Do feminists only make feminist choices?

Stacey suggests that navigating a sexist culture involves resistance and capitulation. Am I capitulating to a patriarchal institution? I guess I am. My primary reason for changing my name is that I felt left out of the party, the odd woman out. I was tired of reminding people--at Alyce's school, at the doctor's office, on the bus when that woman told me there was no way that these blonde children were mine-- that yes, I was a part of this family, too. The truth was that not everyone was playing by the same rules. I am well aware that our culture is structurally designed to privilege not only a particular kind of gender roles, but a particular kind of family as well. This family has a mother, a father, and the same last name. Feminism has led the way in critiquing this status quo, in part by making the bold suggestion that women aren't required to buy in to the traditional understanding of marriage and family, and this has helped other critiques develop and to support a new definition of family. So yes, I am conflicted by my own decision to reach back to a tradition I am grateful that feminism helped to dismantle. I admit that changing my name makes me fit better within a system stuck in an old structural model.
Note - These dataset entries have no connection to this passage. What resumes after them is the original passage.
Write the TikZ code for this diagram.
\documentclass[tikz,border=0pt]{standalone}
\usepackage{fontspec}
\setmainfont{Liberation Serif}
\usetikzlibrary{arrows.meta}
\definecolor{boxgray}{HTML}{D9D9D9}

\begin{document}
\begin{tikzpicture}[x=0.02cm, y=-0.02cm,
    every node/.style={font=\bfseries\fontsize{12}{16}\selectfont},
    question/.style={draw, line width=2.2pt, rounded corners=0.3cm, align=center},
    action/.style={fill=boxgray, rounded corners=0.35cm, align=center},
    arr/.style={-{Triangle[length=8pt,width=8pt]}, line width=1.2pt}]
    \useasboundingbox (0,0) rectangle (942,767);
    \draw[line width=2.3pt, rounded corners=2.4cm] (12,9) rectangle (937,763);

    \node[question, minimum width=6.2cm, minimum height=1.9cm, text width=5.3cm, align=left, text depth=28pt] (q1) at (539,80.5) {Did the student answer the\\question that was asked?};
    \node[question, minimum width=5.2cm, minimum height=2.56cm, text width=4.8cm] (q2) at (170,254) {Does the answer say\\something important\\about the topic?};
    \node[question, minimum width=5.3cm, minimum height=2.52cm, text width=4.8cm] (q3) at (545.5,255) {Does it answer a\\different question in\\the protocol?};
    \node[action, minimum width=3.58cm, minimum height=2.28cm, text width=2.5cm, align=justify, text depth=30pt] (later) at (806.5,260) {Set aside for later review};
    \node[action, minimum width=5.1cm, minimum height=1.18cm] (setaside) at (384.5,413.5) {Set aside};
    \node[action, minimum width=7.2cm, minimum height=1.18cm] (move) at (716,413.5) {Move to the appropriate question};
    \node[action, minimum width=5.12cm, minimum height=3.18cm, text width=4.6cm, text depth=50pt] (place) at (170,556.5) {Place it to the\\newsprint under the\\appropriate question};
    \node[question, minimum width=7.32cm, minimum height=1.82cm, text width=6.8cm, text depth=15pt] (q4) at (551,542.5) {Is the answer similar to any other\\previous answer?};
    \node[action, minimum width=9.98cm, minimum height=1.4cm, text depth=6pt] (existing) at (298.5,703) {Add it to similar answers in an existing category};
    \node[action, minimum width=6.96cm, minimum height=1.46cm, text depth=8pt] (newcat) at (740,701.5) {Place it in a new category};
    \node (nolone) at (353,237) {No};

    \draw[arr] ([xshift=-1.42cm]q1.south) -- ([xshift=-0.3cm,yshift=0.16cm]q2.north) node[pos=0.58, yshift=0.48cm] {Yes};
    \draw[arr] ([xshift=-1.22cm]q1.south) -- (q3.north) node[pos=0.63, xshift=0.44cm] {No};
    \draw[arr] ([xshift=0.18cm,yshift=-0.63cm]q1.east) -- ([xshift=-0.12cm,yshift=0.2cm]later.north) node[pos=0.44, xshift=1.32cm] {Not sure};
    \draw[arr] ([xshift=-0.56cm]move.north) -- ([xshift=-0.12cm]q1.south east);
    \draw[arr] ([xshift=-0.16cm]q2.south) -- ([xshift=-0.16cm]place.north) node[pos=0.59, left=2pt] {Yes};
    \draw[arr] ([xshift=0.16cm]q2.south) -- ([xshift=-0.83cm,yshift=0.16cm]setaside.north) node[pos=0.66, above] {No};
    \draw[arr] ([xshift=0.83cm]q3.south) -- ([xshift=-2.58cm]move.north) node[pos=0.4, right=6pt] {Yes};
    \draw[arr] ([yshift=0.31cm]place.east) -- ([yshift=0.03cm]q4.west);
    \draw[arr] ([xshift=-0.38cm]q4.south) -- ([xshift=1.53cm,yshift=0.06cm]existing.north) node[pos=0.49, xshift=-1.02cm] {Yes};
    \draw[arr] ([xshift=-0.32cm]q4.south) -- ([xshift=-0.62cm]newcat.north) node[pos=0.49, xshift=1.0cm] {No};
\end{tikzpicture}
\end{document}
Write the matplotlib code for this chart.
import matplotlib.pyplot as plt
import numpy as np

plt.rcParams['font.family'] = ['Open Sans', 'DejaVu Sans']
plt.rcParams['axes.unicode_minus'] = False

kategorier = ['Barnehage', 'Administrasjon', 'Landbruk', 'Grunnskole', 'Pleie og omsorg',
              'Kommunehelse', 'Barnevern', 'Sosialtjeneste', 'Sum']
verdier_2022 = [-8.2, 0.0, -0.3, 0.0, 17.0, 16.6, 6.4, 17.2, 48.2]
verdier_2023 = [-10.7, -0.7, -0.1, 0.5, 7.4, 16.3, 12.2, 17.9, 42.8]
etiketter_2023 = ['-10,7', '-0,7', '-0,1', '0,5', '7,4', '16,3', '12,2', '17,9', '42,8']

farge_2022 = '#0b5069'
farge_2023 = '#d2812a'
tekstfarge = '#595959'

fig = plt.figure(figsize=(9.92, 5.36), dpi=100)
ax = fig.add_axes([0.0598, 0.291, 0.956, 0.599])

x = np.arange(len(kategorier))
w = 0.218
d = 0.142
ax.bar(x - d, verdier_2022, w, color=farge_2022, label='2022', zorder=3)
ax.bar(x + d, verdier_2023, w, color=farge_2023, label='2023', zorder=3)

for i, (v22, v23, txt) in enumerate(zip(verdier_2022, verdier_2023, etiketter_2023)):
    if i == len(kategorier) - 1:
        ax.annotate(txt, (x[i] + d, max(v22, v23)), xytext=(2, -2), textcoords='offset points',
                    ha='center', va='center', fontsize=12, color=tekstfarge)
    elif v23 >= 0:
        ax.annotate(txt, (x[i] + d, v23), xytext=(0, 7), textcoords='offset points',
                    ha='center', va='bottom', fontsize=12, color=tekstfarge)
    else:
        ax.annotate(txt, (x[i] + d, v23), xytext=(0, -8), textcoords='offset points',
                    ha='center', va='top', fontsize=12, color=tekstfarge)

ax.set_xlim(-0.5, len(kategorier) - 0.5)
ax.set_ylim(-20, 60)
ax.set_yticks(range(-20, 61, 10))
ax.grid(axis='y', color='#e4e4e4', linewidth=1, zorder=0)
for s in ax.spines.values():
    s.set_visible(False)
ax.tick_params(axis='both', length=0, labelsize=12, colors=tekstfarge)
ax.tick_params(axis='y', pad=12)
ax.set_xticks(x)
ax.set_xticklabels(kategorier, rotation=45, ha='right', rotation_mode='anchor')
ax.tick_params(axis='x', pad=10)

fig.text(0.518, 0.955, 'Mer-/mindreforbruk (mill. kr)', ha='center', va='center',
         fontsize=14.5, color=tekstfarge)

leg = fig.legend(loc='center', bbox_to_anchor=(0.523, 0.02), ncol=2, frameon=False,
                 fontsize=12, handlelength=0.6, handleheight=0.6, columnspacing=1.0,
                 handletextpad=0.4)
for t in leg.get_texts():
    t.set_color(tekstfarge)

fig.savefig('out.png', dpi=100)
What catches me is that my original decision to keep my previous name was most definitely a feminist one. I was choosing to value a woman's right, my right, to maintain my independence as an individual. I understood my decision to keep my original name as a public commentary on how I thought marriage ought to be understood-- the joining together of two people, equal before all. It was a non-issue for the both of us. But now, five years later, as I've come to regret my original decision and change my mind, taking Matt's last name does not feel feminist. What I'm struggling with now, having considered Stacey's comments, is trying to figure out if it doesn't feel feminist because it stands against feminism (or disagrees with feminism, which sounds nicer), or if it doesn't feel feminist because I didn't give feminism a role in the decision making. The distinction is important to me and it's something I don't have an answer to yet.
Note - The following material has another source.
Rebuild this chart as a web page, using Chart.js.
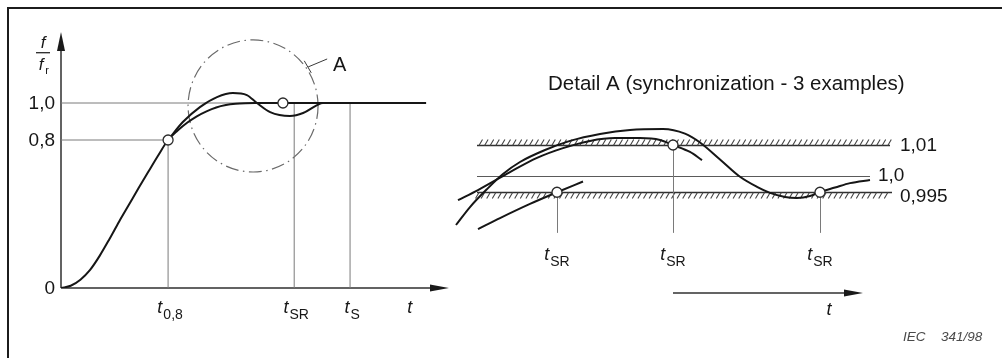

I'm not apologizing to feminism for my decision. Whereas I never would have imagined that I would "give in" to the status quo, I also never would have imagined what it would feel like to have a family, to have a partner and two little girls standing next to me. The world looks different from here and that's ok. While the act of choosing my husband's name as our family's name, myself included, might not be a feminist decision, it remains a part of a larger feminist conversation nonetheless. Frankly, I don't know how to engage with the world otherwise. I am coming to understand that I can redefine my boundaries of feminism as it continues to change and adapt. I am also confident that my marriage to Matt reflects the part of feminism I have always adored. We treat each other with respect and kindness and define our roles based on our mutual needs, not on according to any predetermined structure. Our daughters will grow to see both traditional and non-traditional roles in our family (I build stuff, Matt does the laundry; I light the Shabbat candles and Matt teaches the girls Hebrew). They will learn to respect themselves, their bodies, and the dignity of all people. That we will do all of this under my husband's name troubles me not at all.
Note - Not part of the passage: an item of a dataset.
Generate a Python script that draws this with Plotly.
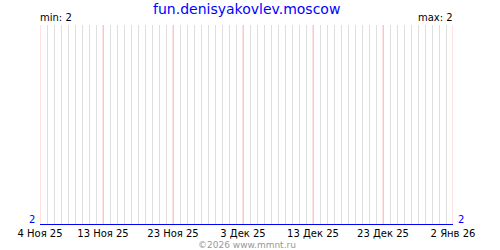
import plotly.graph_objects as go
import pandas as pd

dates = pd.date_range("2025-11-04", "2026-01-02", freq="D").strftime("%Y-%m-%d").tolist()
values = [2, 2, 2, 2, 2, 2, 2, 2, 2, 2,
          2, 2, 2, 2, 2, 2, 2, 2, 2, 2,
          2, 2, 2, 2, 2, 2, 2, 2, 2, 2,
          2, 2, 2, 2, 2, 2, 2, 2, 2, 2,
          2, 2, 2, 2, 2, 2, 2, 2, 2, 2,
          2, 2, 2, 2, 2, 2, 2, 2, 2, 2]
tick_dates = ["2025-11-04", "2025-11-13", "2025-11-23", "2025-12-03",
              "2025-12-13", "2025-12-23", "2026-01-02"]
tick_labels = ["4 Ноя 25", "13 Ноя 25", "23 Ноя 25", "3 Дек 25",
               "13 Дек 25", "23 Дек 25", "2 Янв 26"]
title_text = "fun.denisyakovlev.moscow"
min_val = min(values)
max_val = max(values)

font = "DejaVu Sans"

fig = go.Figure()
fig.add_trace(go.Scatter(x=dates, y=values, mode="lines",
                         line=dict(color="#0000ff", width=2),
                         cliponaxis=False, showlegend=False, hoverinfo="skip"))

shapes = [dict(type="line", xref="x", yref="paper", x0=d, x1=d, y0=0, y1=1,
               line=dict(color="#ffc4c4", width=1), layer="between")
          for d in tick_dates]

fig.update_layout(
    width=500, height=250,
    margin=dict(l=40, r=47, t=25, b=25),
    paper_bgcolor="white", plot_bgcolor="white",
    font=dict(family=font, size=10, color="black"),
    xaxis=dict(
        type="date", range=[dates[0], dates[-1]],
        tickvals=tick_dates, ticktext=tick_labels,
        showgrid=True, gridcolor="#ffc4c4", gridwidth=1,
        showline=False, zeroline=False, automargin=False,
        ticks="", ticklabelstandoff=1,
        tickfont=dict(family=font, size=10, color="black"),
        minor=dict(dtick=86400000, showgrid=True, gridcolor="#dedede", gridwidth=1, ticks=""),
    ),
    yaxis=dict(
        range=[min_val, min_val + 1], automargin=False,
        showgrid=False, zeroline=False, showline=False, showticklabels=False, ticks="",
    ),
    shapes=shapes,
    annotations=[
        dict(text=title_text, x=0.5, y=1, xref="paper", yref="paper",
             xanchor="center", yanchor="bottom", yshift=6, showarrow=False,
             font=dict(family=font, size=14, color="#0000ff")),
        dict(text=f"min: {min_val}", x=0, y=1, xref="paper", yref="paper",
             xanchor="left", yanchor="bottom", showarrow=False, xshift=-2,
             font=dict(family=font, size=10, color="black")),
        dict(text=f"max: {max_val}", x=1, y=1, xref="paper", yref="paper",
             xanchor="right", yanchor="bottom", showarrow=False, xshift=2,
             font=dict(family=font, size=10, color="black")),
        dict(text=str(min_val), x=0, y=0, xref="paper", yref="paper",
             xanchor="right", yanchor="bottom", showarrow=False, xshift=-3, yshift=-2,
             font=dict(family=font, size=10, color="#0000ff")),
        dict(text=str(max_val), x=1, y=0, xref="paper", yref="paper",
             xanchor="left", yanchor="bottom", showarrow=False, xshift=3, yshift=-2,
             font=dict(family=font, size=10, color="#0000ff")),
        dict(text="©2026 www.mmnt.ru", x=0.5, y=0, xref="paper", yref="paper",
             xanchor="center", yanchor="top", yshift=-13, showarrow=False,
             font=dict(family=font, size=9, color="#999999")),
    ],
)

fig.write_html("out.html")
I love that Stacey's comments have challenged me to think more critically about all this. Mostly I love that she celebrates the complicated, even in her critique. I also found (via Cup of Jo) a wonderful site that collects peoples' reflections on why they did or did not change their name in marriage. Read more about The Last Name Project over at The Feminist Mystique.

Thanks for your comments, Stacey!



1 comment:

  1. You and your friend have raised some very thought-provoking points. I grew up not really thinking about the feminist implications of whether or not to change my name to my husband’s. My mother had done it without a second thought, but I’ve always seen her being very much her own person. I like to look at it more as SHARING the name than TAKING it. Marriage is sharing your lives together, after all, so why not the names as well? Still, if it is against your own principles and beliefs, then no one can force you to change if you don’t want to.